Given data
= = = = = = =

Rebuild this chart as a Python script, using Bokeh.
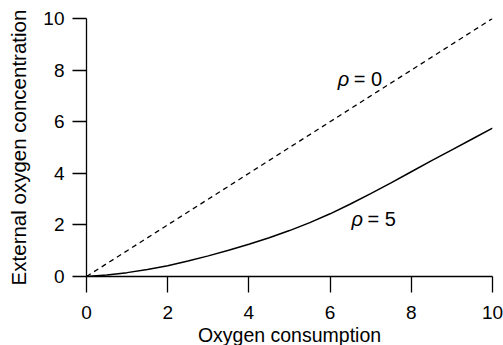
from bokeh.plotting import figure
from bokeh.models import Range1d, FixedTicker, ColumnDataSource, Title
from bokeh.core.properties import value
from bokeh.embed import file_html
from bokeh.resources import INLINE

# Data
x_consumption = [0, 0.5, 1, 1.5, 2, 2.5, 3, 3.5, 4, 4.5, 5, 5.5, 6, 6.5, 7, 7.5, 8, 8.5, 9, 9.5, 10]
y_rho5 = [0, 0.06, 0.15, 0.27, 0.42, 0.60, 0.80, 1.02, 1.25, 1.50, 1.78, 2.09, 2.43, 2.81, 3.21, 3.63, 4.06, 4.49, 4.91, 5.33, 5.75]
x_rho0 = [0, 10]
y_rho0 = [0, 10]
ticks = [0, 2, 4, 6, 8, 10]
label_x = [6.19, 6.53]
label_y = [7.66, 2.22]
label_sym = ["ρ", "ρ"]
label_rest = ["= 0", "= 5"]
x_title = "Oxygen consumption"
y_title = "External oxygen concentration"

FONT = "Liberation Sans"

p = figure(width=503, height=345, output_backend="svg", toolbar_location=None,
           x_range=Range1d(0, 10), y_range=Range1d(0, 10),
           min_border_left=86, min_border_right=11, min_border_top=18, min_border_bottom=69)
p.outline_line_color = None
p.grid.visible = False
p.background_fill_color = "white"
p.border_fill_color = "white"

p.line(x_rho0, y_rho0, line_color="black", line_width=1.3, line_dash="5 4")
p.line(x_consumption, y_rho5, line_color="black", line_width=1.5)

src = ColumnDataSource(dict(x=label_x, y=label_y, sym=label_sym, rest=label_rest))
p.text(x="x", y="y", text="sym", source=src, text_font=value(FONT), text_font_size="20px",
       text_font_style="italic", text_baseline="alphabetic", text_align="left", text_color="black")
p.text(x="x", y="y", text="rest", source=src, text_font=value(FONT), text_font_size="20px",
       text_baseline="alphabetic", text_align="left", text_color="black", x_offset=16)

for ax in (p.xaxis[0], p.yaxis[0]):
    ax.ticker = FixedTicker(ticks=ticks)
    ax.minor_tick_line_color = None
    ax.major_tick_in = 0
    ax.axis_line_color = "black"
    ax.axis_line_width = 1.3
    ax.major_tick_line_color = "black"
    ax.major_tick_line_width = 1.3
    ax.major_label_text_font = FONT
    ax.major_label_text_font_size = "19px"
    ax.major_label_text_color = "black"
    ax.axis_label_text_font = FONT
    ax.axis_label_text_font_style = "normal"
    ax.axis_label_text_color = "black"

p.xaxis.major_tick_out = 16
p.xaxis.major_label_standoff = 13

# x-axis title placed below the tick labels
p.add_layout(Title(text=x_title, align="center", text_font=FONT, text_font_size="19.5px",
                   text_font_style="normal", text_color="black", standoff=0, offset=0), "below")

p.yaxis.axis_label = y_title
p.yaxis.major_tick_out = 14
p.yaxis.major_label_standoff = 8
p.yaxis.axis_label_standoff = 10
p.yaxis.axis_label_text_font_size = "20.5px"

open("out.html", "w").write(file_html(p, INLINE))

= = = = = = =

Write out again, exactly, the lines from the start of the listing up to the line containing "from bokeh.resources import INLINE", with both ends and without pictures.

Exercise output
Rebuild this chart as a Python script, using Bokeh.
from bokeh.plotting import figure
from bokeh.models import Range1d, FixedTicker, ColumnDataSource, Title
from bokeh.core.properties import value
from bokeh.embed import file_html
from bokeh.resources import INLINE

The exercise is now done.